Jacques Perconte
Interview by Dorothée Deyries-Henry, May 2017
Could you please introduce us to your film Après le feu (After the fire)?
After the fire is perhaps my most famous movie. It is a surprising film in every way, and as much for me as for all the people who discover it.
When I began working on the landscape seven years ago, I opened my thinking (and started a new adventure) by making a film that would settle its account with the image as a window on nature, as a simulacrum. This film – uaoen – gradually defeated the notion of representation by eliminating the symbolic aspects of the perspective. It also linked, in an ontological manner, the filmed objects with the image. Thus, at a certain point in the film, the leaves, the branches, the trees are generated by the technical bubbling of the image itself: the landscape grows from the image.
I shooted After the fire in Corsica in 2009 in the train that connects Corte to Ajaccio, just after an important forest fire. The sky was scorched by the sun and the earth burned by the flames. The landscape was very hard, almost only black and white. But the color was hiding and I knew that with the way I compress the images it would reveal itself.
After the fire was just a train movie, a little movie that I made because I like these types of cutscenes. I thought the compressions would remove the symbolic dimensions of the image, but they actually strenghten them, and abysmal verticals gradually appeared, cutting the rails and making them look suspended in the void of the image. The visual escalation finally reinforced the impression of perspective.
This film also uses spots on the train windows or adjustments of the camera sharpness settings to create some artifacts of the image, and so on …
I think your films are highly sophisticated in their relationship with technology, and this is a quality to me. How does digital writing enable you to translate the density & fugitivity of nature and of its experience? How does the culture & heritage of analog filming impact your work?

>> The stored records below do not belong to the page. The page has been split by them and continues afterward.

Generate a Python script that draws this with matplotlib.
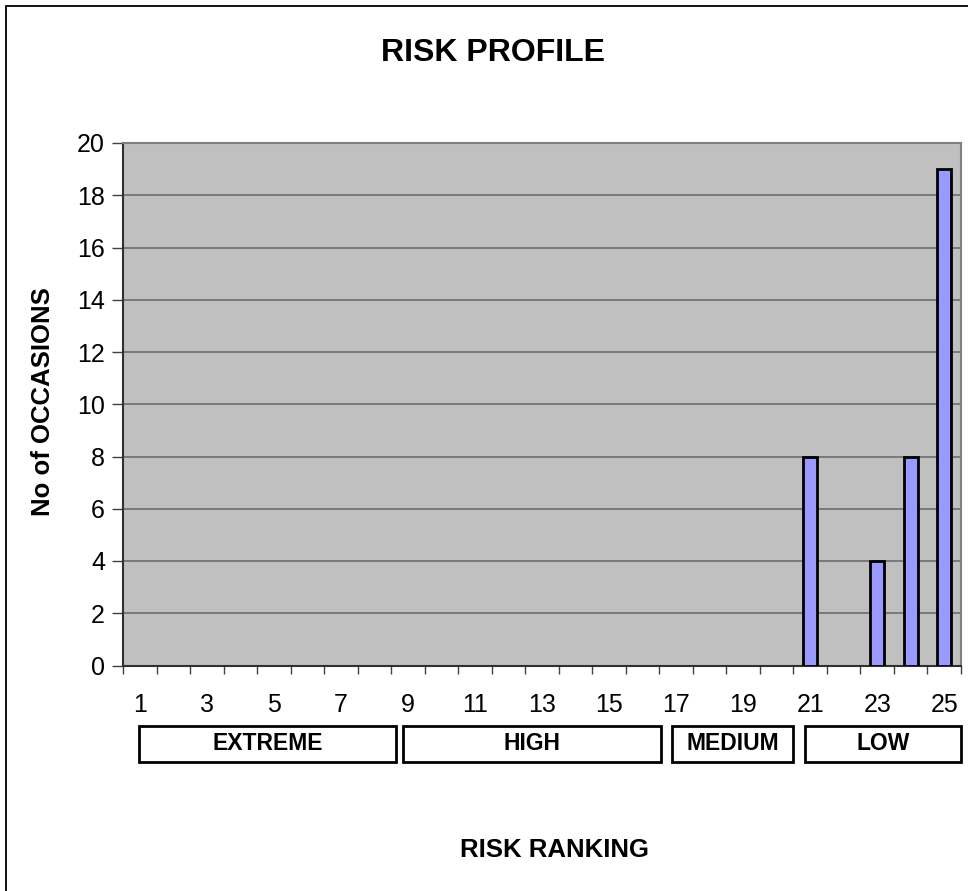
import matplotlib
matplotlib.use("Agg")
import matplotlib.pyplot as plt
from matplotlib.patches import Rectangle

plt.rcParams['font.family'] = ['Liberation Sans', 'DejaVu Sans']

# risk ranking 1..25 and number of occasions
ranking = list(range(1, 26))
occasions = [0, 0, 0, 0, 0, 0, 0, 0, 0, 0, 0, 0, 0, 0, 0, 0, 0, 0, 0, 0, 8, 0, 4, 8, 19]
band_labels = ["EXTREME", "HIGH", "MEDIUM", "LOW"]

W, H = 968, 891
fig = plt.figure(figsize=(W / 100, H / 100), dpi=100)

def fx(px):
    return px / W

def fy(py):
    return 1 - py / H

# outer chart border
fig.patches.append(Rectangle((fx(6), fy(1000)), fx(1000), fy(6) - fy(1000), transform=fig.transFigure,
                             fill=False, edgecolor="#000000", linewidth=1.3))

ax = fig.add_axes([fx(123), fy(665.5), fx(961) - fx(123), fy(143) - fy(665.5)])
ax.set_facecolor("#C0C0C0")
lw = [2 if v > 0 else 0 for v in occasions]
ax.bar(ranking, occasions, width=0.42, color="#9999FF", edgecolor="black", linewidth=lw, zorder=3)

ax.set_xlim(0.5, 25.5)
ax.set_ylim(0, 20)
ax.set_yticks(range(0, 21, 2))
ax.yaxis.grid(True, color="#6E6E6E", linewidth=1.2, zorder=1)

ax.set_xticks([r for r in ranking if r % 2 == 1])
ax.set_xticklabels([str(r) for r in ranking if r % 2 == 1])
ax.set_xticks([r + 0.5 for r in [0] + ranking], minor=True)
ax.tick_params(axis="x", which="major", length=0, pad=20, labelsize=18)
ax.tick_params(axis="x", which="minor", length=6, width=1, color="#404040", direction="out")
ax.tick_params(axis="y", length=8, width=1, color="#404040", labelsize=18, pad=5)

for side in ["top", "right"]:
    ax.spines[side].set_color("#808080")
    ax.spines[side].set_linewidth(1.5)
ax.spines["left"].set_color("#303030")
ax.spines["left"].set_linewidth(1.5)
ax.spines["bottom"].set_color("#303030")
ax.spines["bottom"].set_linewidth(1.5)

fig.text(fx(493), fy(53), "RISK PROFILE", ha="center", va="center", fontsize=23, fontweight="bold")
fig.text(fx(43), fy(402), "No of OCCASIONS", ha="center", va="center", rotation=90, fontsize=18.5, fontweight="bold")
fig.text(fx(555), fy(850), "RISK RANKING", ha="center", va="center", fontsize=18.5, fontweight="bold")

# band boxes under the axis
box_x = [(139, 396), (403, 661), (672, 793), (805, 961)]
for (x0, x1), lab in zip(box_x, band_labels):
    fig.patches.append(Rectangle((fx(x0), fy(762)), fx(x1) - fx(x0), fy(726) - fy(762),
                                 transform=fig.transFigure, fill=False, edgecolor="black", linewidth=2))
    fig.text(fx((x0 + x1) / 2), fy(744), lab, ha="center", va="center", fontsize=16.5, fontweight="bold")

fig.savefig("out.png", dpi=100)
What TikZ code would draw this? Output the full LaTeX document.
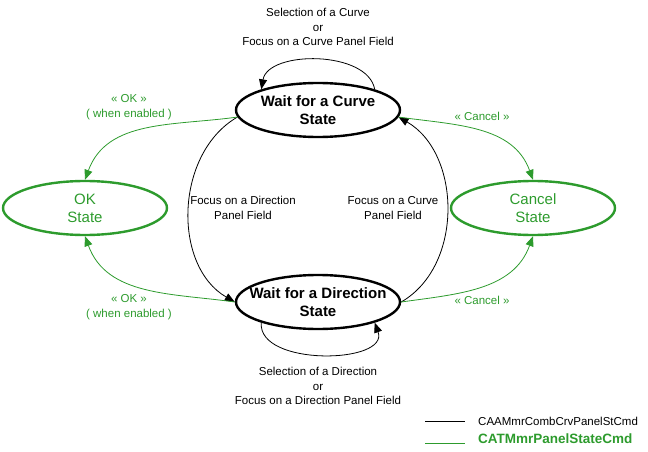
\documentclass[tikz,border=0pt]{standalone}
\usepackage{fontspec}
\setmainfont{Liberation Sans}
\usepackage{tikz}
\usetikzlibrary{shapes}
\usetikzlibrary{arrows.meta}
\definecolor{catgreen}{RGB}{45,155,45}
\tikzstyle{state}=[ellipse,draw=black,line width=2.4pt,minimum width=164pt,minimum height=54pt,inner sep=0pt]
\tikzstyle{endstate}=[state,draw=catgreen]
\tikzstyle{stext}=[align=center,font=\fontsize{15}{18}\selectfont\bfseries]
\tikzstyle{etext}=[align=center,text=catgreen,font=\fontsize{15}{18}\selectfont]
\tikzstyle{txt}=[align=center,font=\fontsize{11.5}{14.5}\selectfont]
\tikzstyle{gtxt}=[txt,text=catgreen]
\tikzstyle{trans}=[-{Triangle[length=10pt,width=8pt]},line width=0.8pt]
\tikzstyle{gtrans}=[trans,draw=catgreen]

\begin{document}
\begin{tikzpicture}[x=1pt,y=-1pt]
      \useasboundingbox (0,0) rectangle (648,452);
      \node[state,label={[stext]center:{Wait for a Curve\\State}}] at (318,110) (curve) {};
      \node[state,label={[stext]center:{Wait for a Direction\\State}}] at (318,302) (direction) {};
      \node[endstate,label={[etext]center:{OK\\State}}] at (85,208) (ok) {};
      \node[endstate,label={[etext]center:{Cancel\\State}}] at (533,208) (cancel) {};
      \node[txt] at (318,27) (selcurve) {Selection of a Curve\\or\\Focus on a Curve Panel Field};
      \node[txt] at (318,386) (seldir) {Selection of a Direction\\or\\Focus on a Direction Panel Field};
      \node[txt] at (243,208) (focusdir) {Focus on a Direction\\Panel Field};
      \node[txt] at (393,208) (focuscurve) {Focus on a Curve\\Panel Field};
      \node[gtxt] at (129,107) (okup) {« OK »\\( when enabled )};
      \node[gtxt] at (129,307) (okdown) {« OK »\\( when enabled )};
      \node[gtxt] at (482,116) (cancelup) {« Cancel »};
      \node[gtxt] at (482,300) (canceldown) {« Cancel »};
      \draw[trans] (curve.20) to[out=100,in=80,looseness=0.9] (curve.160);
      \draw[trans] (direction.200) to[out=265,in=290] (direction.340);
      \draw[trans] (curve.185) to[out=210,in=150] (direction.west);
      \draw[trans] (direction.east) to[out=30,in=-30] (curve.355);
      \draw[gtrans] (curve.185) to[out=188,in=70] (ok.north);
      \draw[gtrans] (direction.west) to[out=172,in=-70] (ok.south);
      \draw[gtrans] (curve.355) to[out=-8,in=110] (cancel.north);
      \draw[gtrans] (direction.east) to[out=8,in=-110] (cancel.south);
      \coordinate (caaa) at (425,421);
      \coordinate (caab) at (465,421);
      \coordinate (cata) at (425,443);
      \coordinate (catb) at (465,443);
      \draw[line width=0.8pt] (caaa) -- (caab);
      \draw[line width=0.8pt,catgreen] (cata) -- (catb);
      \node[txt,anchor=west,inner sep=0pt] at (478,421) (caacmd) {CAAMmrCombCrvPanelStCmd};
      \node[anchor=west,inner sep=0pt,text=catgreen,font=\fontsize{13.5}{16}\selectfont\bfseries] at (478,439) (catcmd) {CATMmrPanelStateCmd};
\end{tikzpicture}
\end{document}
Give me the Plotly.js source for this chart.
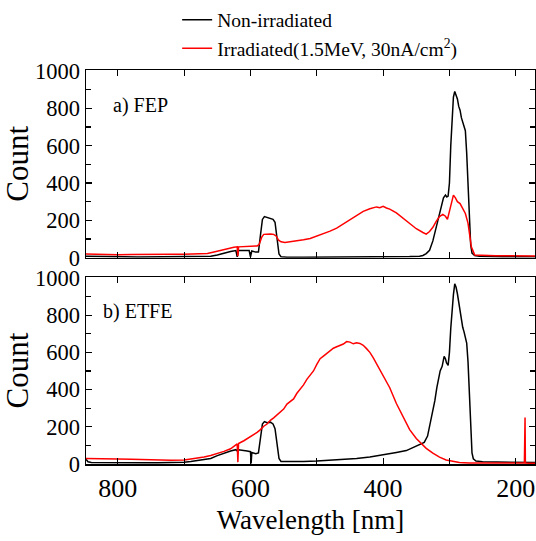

Images can not render what nature is, at best when the filmmaker is very observant images can document nature. I have always wanted to keep the ideas of disorder and fugitivity in my work. But any simulation remains a model, no matter how impressive or powerful it is. Anyway my work aims to make people conscious of this oscillation between the nature of images and images of nature, it aims to alter their perception.
When I started with computers and video, I was still a student, and I think I knew right away that the question for me would be to find out how to develop a pictorial practice with these tools that tended to deliver ever more artificial images. I wanted to engage in something very concrete and very physical which would touch people deeply, like painting touched me. But on the other hand, I never wanted to do anything that would be a simulated painting. I never wanted to use the computer to “enhance” or “improve” anything. I needed to find something really singular and circumstantial. It took me a long time and I was naturally led to the practice of the moving image. I then discovered in the early 2000s that video compression could be the starting point of a great adventure.
The density of shapes and colors that the world provides is very large. The information used to visualize an image is ridiculously smaller, but it still exceeds the capacities of our imagination. It is a quantity that can not be grasped.
My work has been two-sided for years. On one side I criticize the use of computer science in art by freeing up the signal, and on the other side I develop a landscape aesthetic for self-awareness. And the spiritual dimension becomes first degree in my latest videos: the Japas.
Could you tell us about the artists and film makers who inspire your work or whom you feel close to?
Talking about the artists who inspire me is quite easy: I am passionate about painting, from its inception until today. I like to go to Florence to see the birth of the Renaissance. Hand painting touches me deeply, it triggers something in my consciousness that connects me to the world, in a deep and sensitive way. It does not make me travel in my mind, it takes me to a state of strong presence.
My first decisive artistic encounters were with cinema, from Tarkovski to Lynch: it is in movie theatres that my passion for images was born. Painting came much later. I had some inclination for a few paintings I knew from school, but it is my first visit to the Musée d’Orsay which really shook things. It is there that some unexpected paintings took roots in my mind: Rosa Bonheur with its Nivernais Plowing, for example, but especially the black brook of Courbet that touched me very much. It is funny, but you can say that it is one of the most important paintings for me. It is this picture that I came back to see. It is the most mysterious, the one that during each visit opened doors towards incredible universes. Light and matter play a game that still troubles me. Then there is Monet and Turner. It is quite obvious in most of my work. I try to be somewhere between Turner and Courbet, even in the movement, even in the sound. Here are the other artists that form my own mental landscape, the ones I “visit” almost daily. I’ll let you do some research for those you may not know. For me, they cannot be overlooked (in no particular order): Vassily Kandinsky, John Cage, Gerhard Richter, James Turell, Jean-Luc Godard, Bill Viola, Vera Molnar, Joost Rekveld, Frank Zappa, Ferdinand Hodler and Paul Klee…. And also Vilém Flusser, François Flahault, Ivan Illich, Georges Didi- Huberman, Nicole Brenez, Bidhan Jacobs, Gregory Chatonsky, Gilles A. Tiberghien, Patrick Burensteinas, Roger Caillois, Yogi Bhajan …
Picture: One of Jacques Perconte "generative video", as shown during "Everyday Abstraction: Images at Work" opening, May 20, 2017 in Paris.